Lester Bangs (or his cousin or something) wrote the lyric: "I don't wanna be a hero; just wanna be a zero." That's a different story, even though it can be turned into a Hero Story (if Lester/Lester's cousin forms a band and basically evangelizes this point and we take him as a model)...and it's one that keeps me in Hero Story mode. To me, zero means giving up and shutting down, taking a flunky day job, not writing or thinking or listening to music, and not having to take ANY of my work home with me, including my intellectual work, which is twenty-four seven. Intellectuals do have this option* (even if it feels like they/we don't), and have it in varying degrees: "well, this conversation is fun and I'm glad to have contributed my piece, but I've got real work to do." Which is totally understandable, but it also says (in respect to rock criticism anyway) "I don't wanna be a hero (at the moment), just wanna be a zero (to pay my bills, to alleviate the pain of this ulcer, to take my kids to baseball practice). I only use "zero" here (since yes, yr kids and health come first) in the anti-hero story sense; zero thought (for the moment), zero probing (until I finish this, hands are full), zero restlessness (so I can sleep).
A lot of necessity comes into play here, but people want to create this story, too. The story goes, "At sixteen I thought music changed the the world. At twenty I wasn't convinced it could change the world, but that maybe I could change the world. At twenty-four I realized that I'd been in the dark and came into the light and wanted to change the world, but differently. At twenty-six onward I got married and got a mortgage and had kids and realized I wasted too much time on this stuff and I had real work to do, so the flights of fancy had to make way for the grind of the everyday." This denies the possibility of having it both ways, of having a zero and a hero life simultaneously. Harvey Pekar is a model here; so is Frank Kogan. Blurring the zero/hero divide, finding a way to navigate both worlds (and I should reiterate here that I *do* think that paying your bills is important -- not actually worth "zero" -- but what "zero" means is to remove yourself from the Hero Story; it's zero-in-relation-to-the-HS:M**). But at some point, people either say, "I don't really want to be a hero who puts his/her energies into the HS:M; I want to be a zero who dabbles in heroism." Or, they might say "I have comfort and security in my zero life, but it's not enough. I WANT TO BE A HERO." And you realize that it's much easier to make a living as a zero, and this is something that a Hero Story, no matter how well it's told, may never be able to change. (At least it won't change the world; it might change your world and the world of the people you bring with you. Maybe we can all potentially achieve our own visions of utopia individually -- but you have to be a dreamer for this to happen, since the world doesn't naturally tend toward utopias.)
*A clarification, I don't really believe this myself. I do believe we can shut down in degrees though. So there's no absolute zero, but we can tend toward zero.
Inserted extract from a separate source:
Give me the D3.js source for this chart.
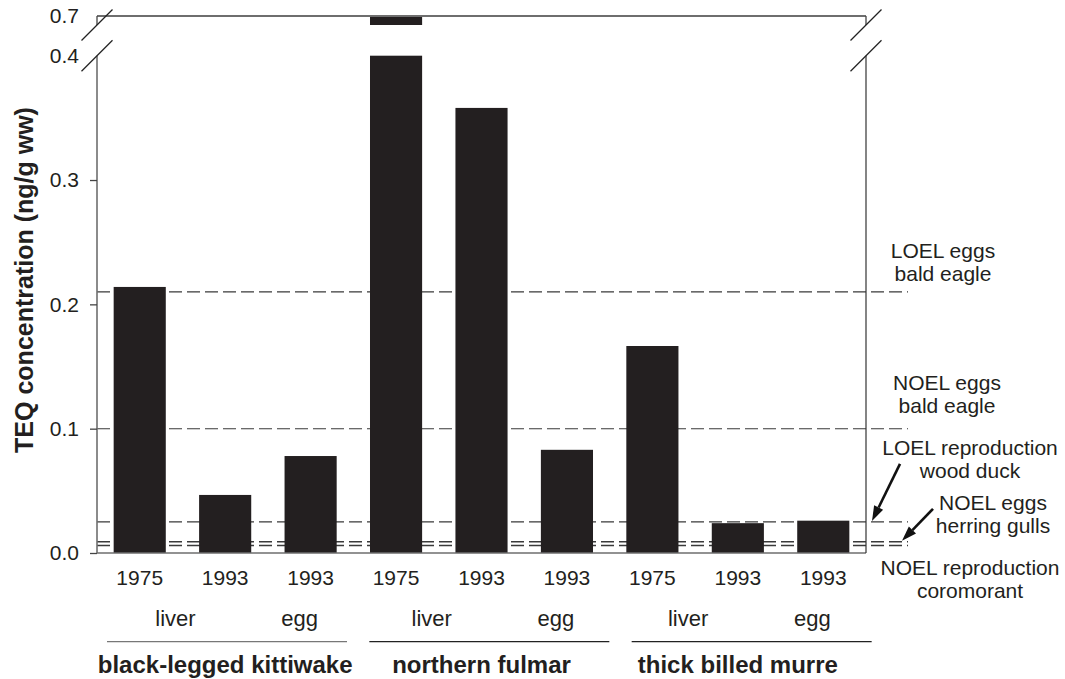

Coincidentally, this is also what I thought my blood sugar was doing all the time til I cleared my head a little and realized this isn't REALLY the case; I was just telling myself the story of it being the case.
**Hero Story: Musical
NOTE: I'm really interested in other popular stories/narratives told in popular music. I batted around an idea that never stuck that I called the Congenial Anarchy Story (congenial in the sense that no one really gets hurt/blown up, even if it does make your brain hurt), which basically went "let's go crazy, folks" and listed enjoyable (or not) music in seemingly arbitrary categories with no real semblance of (consistent) order. Fun fun fun, and not necessarily anti-canonical (though usually canon-skeptical and -revisionist). But my example was Chuck Eddy, who isn't so much an anarchist as a sort of modest player in his own Hero Story -- he basically lays it down in the last chapter (first post-script?) of Accidental Evolution, which is probably the most important "framework"-type chapter but also the one that people are most likely to skip or take with a grain of salt:
If anything, this book will probably just get me in more trouble. Nowadays, rock criticism tries its damnedest not to raise a ruckus, tries not to be funny or surprising or to hurt anybody's feelings. It's not supposed to be messy like the world; it's supposed to be respectable like a grad-school symposium, or the goddam Rock of Gibraltar. A great party idea has backslid somehow into a somber institution that I can't imagine luring in any adolescent with half an I.Q.